Windows 11 brings tons of great features to play with, but there is no hiding the fact that the operating system left a lot of PCs in the dust with its controversial minimum system requirements. That’s caused folks to find ways to run Windows on unsupported systems, and it looks as though one of Microsoft’s employees has done the same, too.
In a recent Windows Insider Webcast, Microsoft employee Claton Hendricks was sharing his screen to showcase some of the features that the company is working on for Windows 11 builds. In particular, Hendricks showcased new color options for the utilization area in Task Manager, but when toggling to the CPU information pane, an interesting Intel processor appeared listed in the right-hand pane of the redesigned app.
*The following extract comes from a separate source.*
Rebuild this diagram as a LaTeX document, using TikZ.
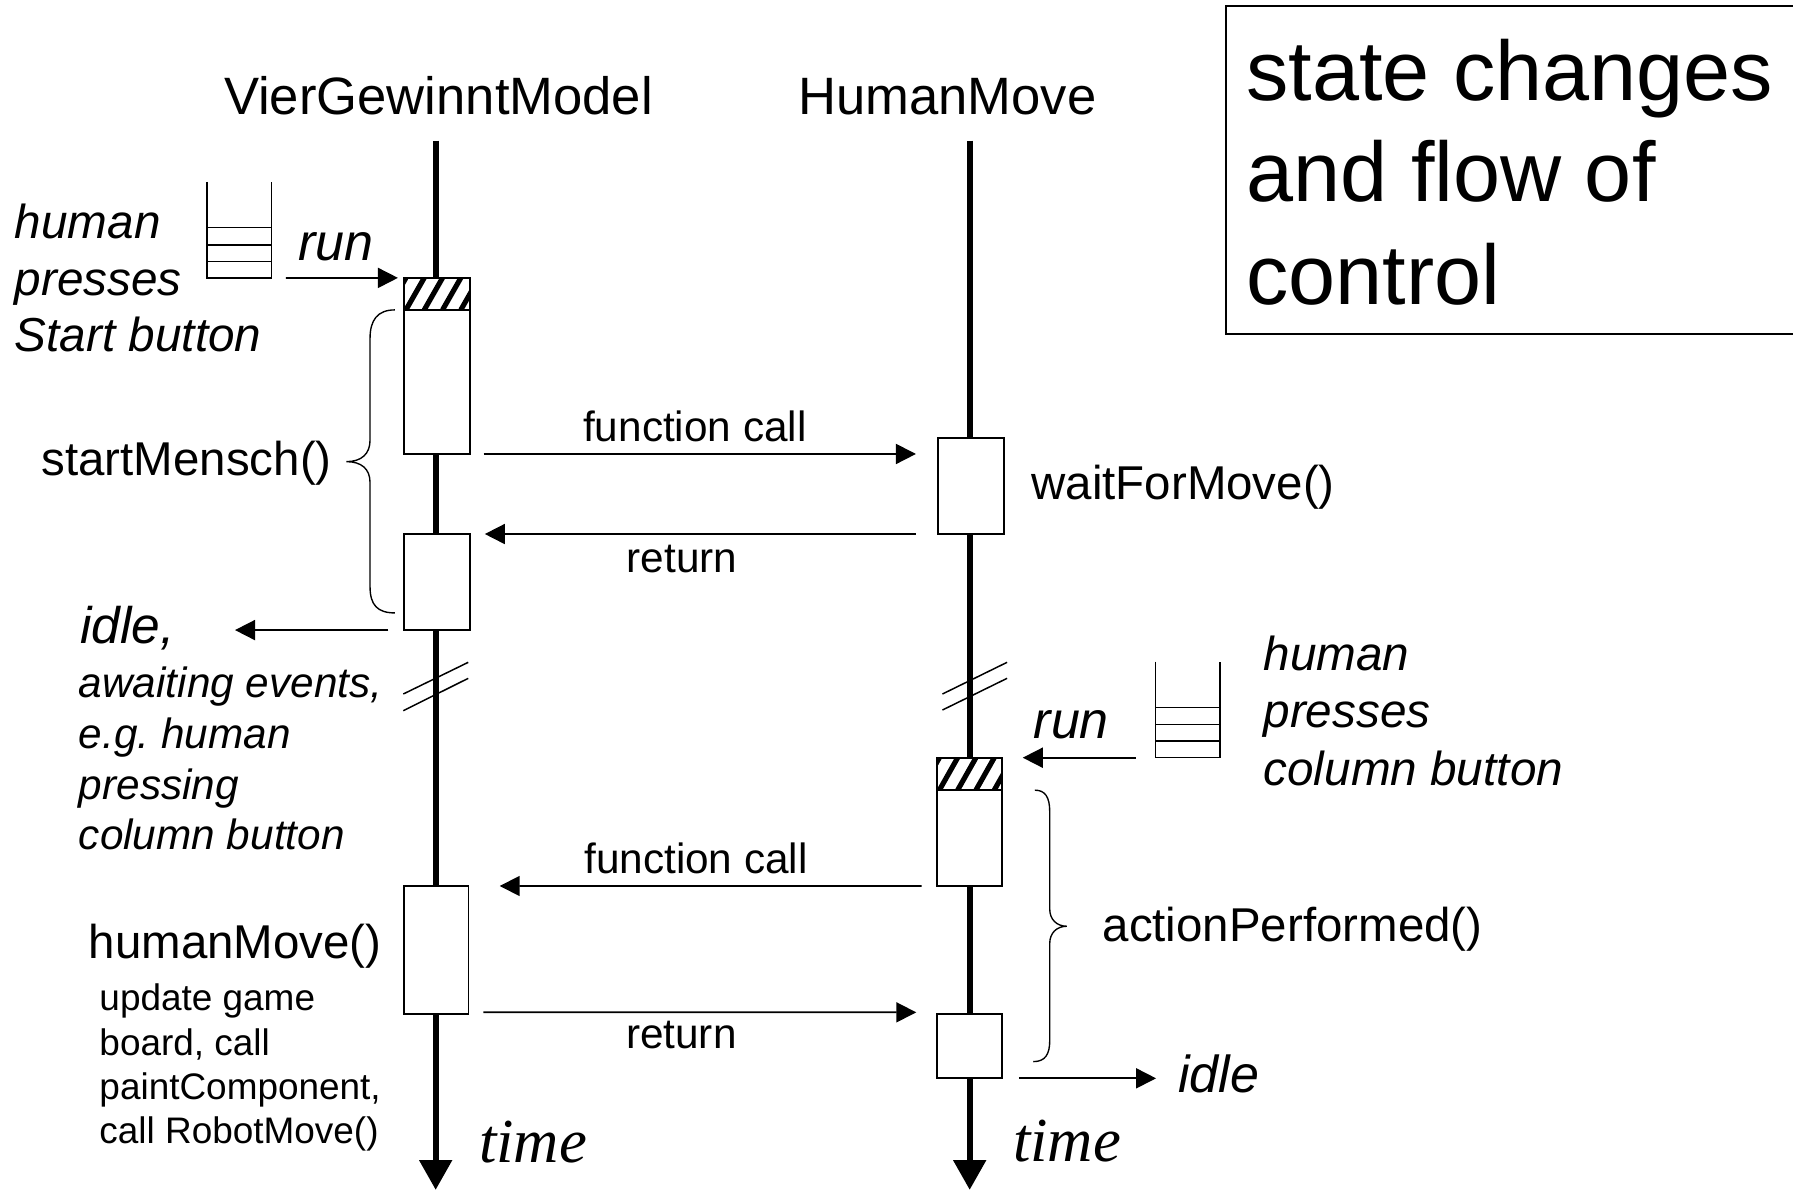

Per Neowin, the processor listed there is the Intel Core i7-7660U – which is not on Microsoft’s supported list. This is a 7th-generation processor that was released back in 2017. Microsoft only supports processors from Intel’s 8th-generation series onward, and also AMD’s Ryzen 3000 series.
It is unknown what specific device was being used in this case, but there’s a chance that it could have been a Surface, as the screen-sharing pane at the top of the session mentions “Surface IR.” If you’re interested in digging deeper to find out, Microsoft has a list of supported Surface devices on its website. There’s a chance that it might have been an original Surface Laptop, a Surface Pro 5, or any of the other Surface models that aren’t on Microsoft’s list.
As we detailed, it’s very much possible to run Windows 11 on unsupported systems with some tweaks that can be made during the initial install phase. Of course, doing so puts the PC at risk of not getting security updates, and Microsoft might put a visual warning on your system in the setting app and desktop about it if you’re using the Windows Insider version of the operating system.
Yet since this was a webcast and the webcam feed obscures part of the PC’s desktop, we couldn’t make out if Hendricks’ PC had either of those warnings. However, seeing as though Microsoft started testing said warnings in the Windows Insider Program, it is more than likely there, but just hidden.